The Book “American Wine, A Coming of Age Story” by Tom Acitelli dives deep into the history of American wine including the Great Chardonnay Shootout, the biggest international chardonnay judging ever, that I organized in Chicago. I am mentioned often in the book for my role as an early champion of American wine.
In 2019 I was selected to be one of the BBQ Stars: Legends of Fire.
As an undergrad I studied photography with the revered Jerry N. Uelsmann. In 1973 I was accepted to the Master’s program at the School of the Art Institute of Chicago and my experiments with generative systems began. I immersed myself in technology, trying to get the medium to comply with my visions. In 1976 I curated an exhibit at Columbia College called “Unconventional Imaging Systems” featuring Xerography, telefax, and computer images. In 1977 I was awarded the world’s first Masters degree in Art in Technology (it was called Generative Systems then) from the School of the Art Institute of Chicago studying under the pioneering Sonia Landy Sheridan.
My photos have been bought by a lot of folks from TIME to Playboy, and my first one man show was at the gallery at Robert Mondavi Winery. Here’s an article about my food photography with tips on technique and a list of my tools.
Among my most powerful childhood memories is the seductive scent of sweetly-sauced ribs sizzling and crisping on Dad’s grill. Dad, incidentally, was a food scientist from Cornell University. In cooler weather Mom would roast them in the oven and serve them swimming in sauce. My interest in cooking began when I was about 10 and Mom and Dad opened a restaurant and I got to be a real jerk, a soda jerk. They named the place after a beautiful flower, the Oleander. We later learned it was poisonous, and eventually the restaurant failed. If you ever hear that I’m opening a restaurant, hunt me down and shoot me.

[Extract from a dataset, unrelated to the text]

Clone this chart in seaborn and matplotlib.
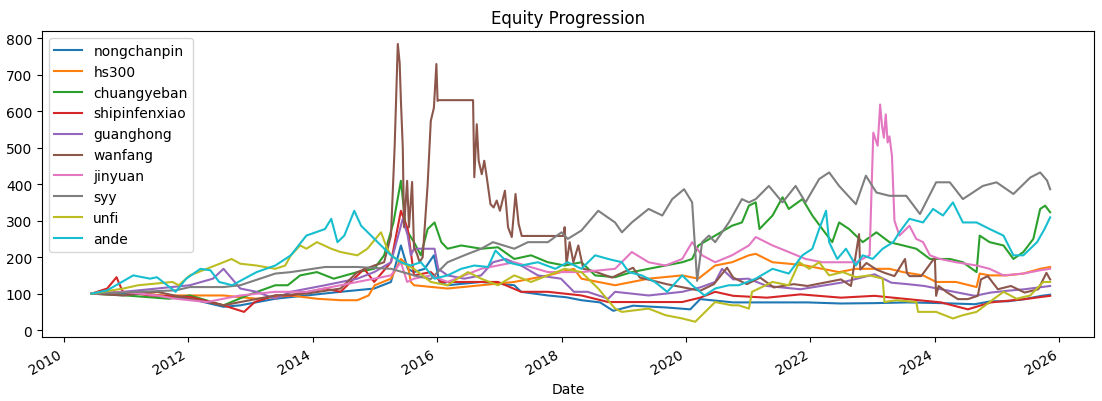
import pandas as pd
import seaborn as sns
import matplotlib.pyplot as plt
import matplotlib.dates as mdates

# values, decimal years -> equity level (start = 100)
nongchanpin_yr = [2010.45, 2011.2, 2012.03, 2012.57, 2012.84, 2013.4, 2013.9, 2014.45, 2014.99, 2015.26, 2015.42, 2015.53,
                  2015.63, 2015.8, 2015.95, 2016.04, 2016.17, 2016.71, 2017.24, 2017.35, 2017.78, 2018.08, 2018.32, 2018.62,
                  2018.83, 2019.15, 2019.69, 2020.07, 2020.23, 2020.76, 2021.3, 2021.95, 2022.49, 2023.03, 2023.56,
                  2024.1, 2024.64, 2024.9, 2025.17, 2025.44, 2025.71, 2025.85]
nongchanpin_val = [100, 100, 86, 64, 68, 86, 95, 105, 114, 132, 232, 168,
                   159, 168, 205, 132, 123, 132, 123, 105, 95, 90, 82, 76,
                   53, 67, 62, 57, 85, 76, 76, 76, 73, 74, 76,
                   74, 71, 79, 79, 85, 94, 97]

hs300_yr = [2010.45, 2011.0, 2011.6, 2012.03, 2012.57, 2013.1, 2013.65, 2014.07, 2014.45, 2014.72, 2014.9, 2015.0, 2015.26,
            2015.42, 2015.53, 2015.58, 2015.63, 2016.17, 2016.71, 2017.24, 2017.78, 2018.2, 2018.32, 2018.86, 2019.4,
            2019.94, 2020.2, 2020.47, 2020.74, 2021.01, 2021.12, 2021.39, 2021.65, 2021.92, 2022.19, 2022.46, 2022.73,
            2023.0, 2023.27, 2023.49, 2023.81, 2024.02, 2024.34, 2024.67, 2024.72, 2024.88, 2025.15, 2025.42, 2025.69, 2025.85]
hs300_val = [100, 105, 95, 95, 95, 86, 95, 86, 82, 82, 95, 123, 141,
             195, 177, 132, 123, 114, 123, 132, 150, 168, 141, 123, 141,
             150, 141, 177, 186, 205, 209, 186, 182, 177, 168, 159, 168,
             168, 168, 159, 150, 132, 132, 118, 155, 150, 150, 155, 168, 173]

chuangyeban_yr = [2010.45, 2011.0, 2011.7, 2012.03, 2012.57, 2012.95, 2013.4, 2013.6, 2013.8, 2014.07, 2014.34, 2014.72, 2014.99,
                  2015.15, 2015.3, 2015.42, 2015.5, 2015.63, 2015.74, 2015.85, 2015.96, 2016.07, 2016.17, 2016.39, 2016.71,
                  2016.98, 2017.24, 2017.51, 2017.78, 2018.05, 2018.32, 2018.54, 2018.86, 2019.13, 2019.4, 2019.67, 2019.94,
                  2020.1, 2020.2, 2020.47, 2020.74, 2020.9, 2021.01, 2021.12, 2021.18, 2021.39, 2021.55, 2021.65, 2021.87,
                  2022.03, 2022.19, 2022.35, 2022.46, 2022.62, 2022.84, 2023.06, 2023.27, 2023.49, 2023.7, 2023.92, 2024.24,
                  2024.45, 2024.67, 2024.72, 2024.88, 2025.1, 2025.26, 2025.42, 2025.58, 2025.69, 2025.77, 2025.85]
chuangyeban_val = [100, 95, 86, 95, 68, 95, 123, 123, 150, 159, 141, 159, 168,
                   205, 295, 409, 277, 241, 205, 277, 295, 241, 223, 232, 223,
                   227, 195, 205, 186, 177, 186, 150, 145, 159, 168, 177, 186,
                   195, 232, 259, 286, 295, 341, 350, 277, 314, 364, 332, 359,
                   314, 277, 241, 295, 277, 241, 268, 241, 232, 223, 195, 195,
                   186, 159, 259, 241, 232, 195, 214, 250, 332, 341, 323]

shipinfenxiao_yr = [2010.45, 2010.7, 2010.85, 2010.95, 2011.4, 2012.03, 2012.57, 2012.9, 2013.07, 2013.4, 2013.65, 2014.2,
                    2014.45, 2014.83, 2014.99, 2015.26, 2015.42, 2015.53, 2015.63, 2015.9, 2016.07, 2016.44, 2016.98, 2017.35,
                    2017.78, 2018.32, 2018.75, 2019.4, 2019.94, 2020.23, 2020.47, 2020.76, 2021.3, 2021.84, 2022.49, 2023.03,
                    2023.56, 2024.1, 2024.53, 2024.9, 2025.44, 2025.85]
shipinfenxiao_val = [100, 114, 145, 105, 95, 91, 68, 50, 77, 95, 95, 114,
                     105, 168, 132, 186, 327, 277, 150, 159, 132, 132, 132, 105,
                     105, 95, 77, 77, 77, 89, 105, 94, 89, 98, 89, 94,
                     85, 76, 57, 76, 85, 94]

guanghong_yr = [2010.45, 2010.96, 2011.5, 2012.03, 2012.4, 2012.57, 2012.84, 2013.1, 2013.4, 2013.65, 2014.2, 2014.72,
                2014.99, 2015.26, 2015.45, 2015.53, 2015.58, 2015.63, 2015.96, 2016.02, 2016.17, 2016.44, 2016.71, 2016.9,
                2017.1, 2017.35, 2017.62, 2017.99, 2018.2, 2018.42, 2018.75, 2018.86, 2019.4, 2019.94, 2020.23, 2020.47,
                2020.58, 2020.76, 2021.0, 2021.3, 2021.84, 2022.49, 2023.03, 2023.3, 2023.56, 2023.83, 2024.1, 2024.37,
                2024.64, 2024.9, 2025.17, 2025.44, 2025.85]
guanghong_val = [100, 105, 114, 123, 141, 168, 114, 105, 86, 105, 123, 141,
                 159, 186, 305, 259, 205, 223, 223, 168, 150, 141, 150, 186,
                 195, 177, 150, 141, 105, 105, 86, 105, 95, 105, 117, 132,
                 168, 139, 141, 121, 112, 130, 153, 130, 126, 121, 112, 103,
                 94, 103, 108, 112, 121]

wanfang_yr = [2010.45, 2010.96, 2011.5, 2012.03, 2012.57, 2012.84, 2013.4, 2013.9, 2014.45, 2014.72, 2014.99, 2015.15,
              2015.26, 2015.32, 2015.37, 2015.4, 2015.42, 2015.45, 2015.47, 2015.52, 2015.55, 2015.6, 2015.63, 2015.68,
              2015.72, 2015.77, 2015.85, 2015.9, 2015.95, 2015.99, 2016.01, 2016.03, 2016.58, 2016.6, 2016.64, 2016.67,
              2016.72, 2016.76, 2016.8, 2016.86, 2016.91, 2016.96, 2017.01, 2017.09, 2017.14, 2017.2, 2017.26, 2017.31,
              2017.36, 2017.42, 2017.47, 2017.55, 2018.03, 2018.05, 2018.08, 2018.13, 2018.19, 2018.27, 2018.35, 2018.51,
              2018.81, 2019.15, 2019.26, 2019.48, 2019.69, 2019.96, 2020.23, 2020.45, 2020.66, 2020.76, 2020.98, 2021.19,
              2021.41, 2021.73, 2021.95, 2022.22, 2022.49, 2022.65, 2022.78, 2022.8, 2022.9, 2023.06, 2023.19, 2023.35,
              2023.52, 2023.55, 2023.59, 2023.78, 2024.0, 2024.02, 2024.06, 2024.2, 2024.37, 2024.53, 2024.69, 2024.74,
              2024.85, 2025.01, 2025.22, 2025.44, 2025.66, 2025.79, 2025.85]
wanfang_val = [100, 95, 105, 86, 68, 77, 95, 100, 114, 159, 177, 186,
               259, 505, 784, 732, 628, 500, 282, 409, 282, 406, 227, 208,
               186, 200, 400, 573, 609, 729, 628, 630, 630, 419, 564, 464,
               427, 464, 419, 345, 336, 355, 327, 382, 282, 255, 373, 291,
               258, 258, 258, 258, 258, 282, 181, 241, 186, 232, 168, 162,
               144, 171, 144, 135, 126, 117, 108, 126, 171, 144, 126, 144,
               117, 126, 121, 130, 139, 121, 263, 166, 184, 166, 157, 148,
               195, 157, 148, 148, 199, 94, 121, 103, 85, 85, 94, 139,
               148, 112, 121, 103, 112, 157, 139]

jinyuan_yr = [2010.45, 2010.96, 2011.5, 2011.8, 2012.3, 2012.84, 2013.4, 2013.9, 2014.45, 2014.99, 2015.26, 2015.42,
              2015.52, 2015.63, 2015.9, 2016.17, 2016.71, 2017.24, 2017.78, 2018.32, 2018.86, 2019.13, 2019.4, 2019.67,
              2019.94, 2020.1, 2020.26, 2020.47, 2020.74, 2021.01, 2021.12, 2021.39, 2021.65, 2021.92, 2022.19, 2022.46,
              2022.73, 2022.95, 2023.01, 2023.08, 2023.12, 2023.15, 2023.18, 2023.21, 2023.24, 2023.27, 2023.31, 2023.35,
              2023.43, 2023.59, 2023.7, 2023.81, 2023.92, 2024.08, 2024.34, 2024.67, 2024.88, 2025.1, 2025.42, 2025.69, 2025.85]
jinyuan_val = [100, 105, 95, 86, 77, 95, 105, 105, 123, 141, 150, 186,
               132, 141, 150, 132, 168, 186, 159, 159, 168, 214, 186, 177,
               195, 241, 205, 186, 205, 232, 255, 232, 214, 195, 186, 186,
               186, 205, 541, 505, 618, 560, 527, 591, 514, 531, 477, 300,
               259, 286, 250, 241, 205, 195, 186, 177, 168, 150, 155, 164, 168]

syy_yr = [2010.45, 2011.2, 2011.8, 2012.03, 2012.57, 2012.84, 2013.4, 2013.65, 2014.2, 2014.72, 2015.26, 2015.53,
          2015.63, 2015.9, 2016.17, 2016.44, 2016.71, 2016.9, 2017.24, 2017.46, 2017.78, 2018.0, 2018.1, 2018.32,
          2018.59, 2018.86, 2018.97, 2019.13, 2019.4, 2019.62, 2019.78, 2019.97, 2020.1, 2020.18, 2020.26, 2020.37,
          2020.47, 2020.69, 2020.9, 2021.01, 2021.12, 2021.33, 2021.55, 2021.76, 2021.92, 2022.14, 2022.3, 2022.46,
          2022.73, 2022.89, 2023.06, 2023.27, 2023.54, 2023.76, 2024.02, 2024.24, 2024.45, 2024.77, 2024.99, 2025.26,
          2025.53, 2025.69, 2025.8, 2025.85]
syy_val = [100, 105, 109, 118, 118, 123, 155, 159, 173, 173, 168, 155,
           150, 140, 186, 205, 223, 241, 223, 241, 241, 268, 250, 273,
           327, 295, 268, 295, 332, 314, 359, 386, 350, 135, 241, 259,
           241, 295, 359, 350, 359, 395, 350, 395, 350, 414, 432, 395,
           345, 423, 377, 368, 368, 318, 405, 405, 359, 395, 405, 373,
           418, 432, 410, 386]

unfi_yr = [2010.45, 2010.96, 2011.2, 2011.75, 2011.85, 2012.03, 2012.3, 2012.57, 2012.7, 2012.84, 2013.1, 2013.4,
           2013.56, 2013.65, 2013.8, 2013.9, 2014.07, 2014.3, 2014.45, 2014.72, 2014.88, 2015.1, 2015.2, 2015.26,
           2015.42, 2015.63, 2015.9, 2016.17, 2016.33, 2016.5, 2016.71, 2016.98, 2017.24, 2017.51, 2017.78, 2018.05,
           2018.32, 2018.59, 2018.86, 2018.97, 2019.4, 2019.67, 2019.94, 2020.15, 2020.31, 2020.47, 2020.74, 2020.85,
           2021.01, 2021.06, 2021.39, 2021.65, 2021.82, 2021.98, 2022.14, 2022.3, 2022.52, 2022.73, 2022.95, 2023.16,
           2023.19, 2023.38, 2023.7, 2023.73, 2024.02, 2024.29, 2024.45, 2024.67, 2024.88, 2025.1, 2025.31, 2025.53,
           2025.74, 2025.85]
unfi_val = [100, 114, 123, 132, 123, 150, 168, 186, 195, 182, 177, 168,
            177, 205, 232, 223, 241, 223, 214, 205, 223, 268, 223, 205,
            186, 168, 132, 123, 141, 159, 141, 123, 150, 132, 150, 168,
            159, 114, 59, 50, 59, 41, 32, 23, 50, 77, 68, 68,
            59, 105, 132, 123, 186, 168, 186, 150, 159, 145, 150, 141,
            77, 82, 77, 50, 50, 32, 41, 50, 77, 105, 86, 95,
            132, 132]

ande_yr = [2010.45, 2010.7, 2011.12, 2011.39, 2011.5, 2011.8, 2011.97, 2012.2, 2012.36, 2012.5, 2012.71, 2013.1,
           2013.4, 2013.65, 2013.9, 2014.2, 2014.3, 2014.4, 2014.51, 2014.67, 2014.78, 2014.94, 2015.1, 2015.26,
           2015.42, 2015.58, 2015.74, 2015.96, 2016.17, 2016.39, 2016.6, 2016.82, 2016.94, 2017.13, 2017.35, 2017.62,
           2017.9, 2018.1, 2018.32, 2018.54, 2018.75, 2018.97, 2019.08, 2019.29, 2019.5, 2019.7, 2019.94, 2020.1,
           2020.3, 2020.47, 2020.69, 2020.85, 2021.12, 2021.39, 2021.65, 2021.87, 2022.03, 2022.14, 2022.25, 2022.3,
           2022.43, 2022.57, 2022.73, 2022.84, 2023.0, 2023.16, 2023.33, 2023.43, 2023.59, 2023.81, 2023.97, 2024.13,
           2024.29, 2024.45, 2024.67, 2024.88, 2025.1, 2025.26, 2025.42, 2025.64, 2025.76, 2025.85]
ande_val = [100, 109, 150, 141, 145, 105, 141, 168, 164, 132, 123, 159,
            177, 205, 259, 277, 305, 241, 259, 327, 286, 259, 232, 205,
            186, 177, 186, 141, 150, 168, 177, 173, 218, 186, 177, 186,
            168, 186, 168, 205, 195, 186, 159, 150, 132, 105, 150, 123,
            95, 114, 123, 123, 141, 168, 155, 205, 223, 277, 327, 241,
            195, 223, 177, 205, 195, 223, 241, 268, 305, 295, 332, 314,
            350, 295, 295, 277, 259, 205, 205, 241, 277, 309]

series_names = ["nongchanpin", "hs300", "chuangyeban", "shipinfenxiao", "guanghong",
                "wanfang", "jinyuan", "syy", "unfi", "ande"]
series_data = [
    (nongchanpin_yr, nongchanpin_val), (hs300_yr, hs300_val), (chuangyeban_yr, chuangyeban_val),
    (shipinfenxiao_yr, shipinfenxiao_val), (guanghong_yr, guanghong_val), (wanfang_yr, wanfang_val),
    (jinyuan_yr, jinyuan_val), (syy_yr, syy_val), (unfi_yr, unfi_val), (ande_yr, ande_val),
]


def to_date(y):
    start = pd.Timestamp(year=int(y), month=1, day=1)
    return start + pd.Timedelta(days=(y - int(y)) * 365.25)


frames = []
for name, (yrs, vals) in zip(series_names, series_data):
    frames.append(pd.DataFrame({
        "Date": [to_date(y) for y in yrs],
        "equity": vals,
        "series": name,
    }))
df = pd.concat(frames, ignore_index=True)

fig, ax = plt.subplots(figsize=(11.02, 4.02), dpi=100)
sns.lineplot(data=df, x="Date", y="equity", hue="series", hue_order=series_names,
             palette="tab10", estimator=None, sort=False, linewidth=1.5, ax=ax)

handles, labels = ax.get_legend_handles_labels()
ax.legend(handles, labels, loc="upper left")

ax.set_title("Equity Progression")
ax.set_xlabel("Date")
ax.set_ylabel("")
ax.xaxis.set_major_locator(mdates.YearLocator(2))
ax.xaxis.set_major_formatter(mdates.DateFormatter("%Y"))
ax.set_xlim(to_date(2009.65), to_date(2026.56))
ax.set_ylim(-19, 819)
for lbl in ax.get_xticklabels():
    lbl.set_rotation(30)
    lbl.set_horizontalalignment("right")

plt.subplots_adjust(left=0.038, right=0.993, top=0.920, bottom=0.159)
plt.savefig("out.png")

I suppose there is some symbolism in the fact that I went to Fruitville Elementary School near Sarasota, and then went to McIntosh Middle School. At Merritt Island High, my 1967 senior year science project was setting up a test plant to measure the oxygen output from algae, and then harvesting it for food to see if it could be used in space travel. I developed my first recipe, algae cookies. They needed a LOT of chocolate chips. It won a prize from NASA at the 1967 Florida State Science Fair. I just showed pictures of the cookies because if the judges had tasted them I would have been tossed out as a fraud.
I first discovered real barbecued ribs, smoked over wood, at a rickety joint named Y.T. Parker’s Bar-B-Q in Gainesville, FL when I was at the University of Florida in the 1960s (click the link to read about my football career there). My parents had warned me that smoking marijuana would lead to harder stuff. Well, they were right. I gave up weed and took up smoking pork. I also discovered hot pepper sauce at Y.T.’s. He put four sauces on the wobbly tables, mild, regular, hot, and one more without a name. If “hot” was not potent enough for you, he would whup one up that was even more flammable. If you could eat it without bursting into flames, he let you name it. Last time I was there he was up to “Super Sabre Jet”. Alas, Parker’s is now gone.
Since then I have become an omnivore, eating and drinking for a living since 1970. It’s a dirty job, but somebody’s gotta do it. And I’ve got wine and sauce stains on all my shirts and the well-marbled waistline to prove I do it well.
Over the years, outdoor cooking has become my passion (my wife would call it my obsession). A radio interviewer introduced me once as a “Barbecue Whisperer and Hedonism Evangelist” a moniker I kinda like. My ambition to share a few recipes and tips is what has fired me up to bring this website to life. I hope you like it!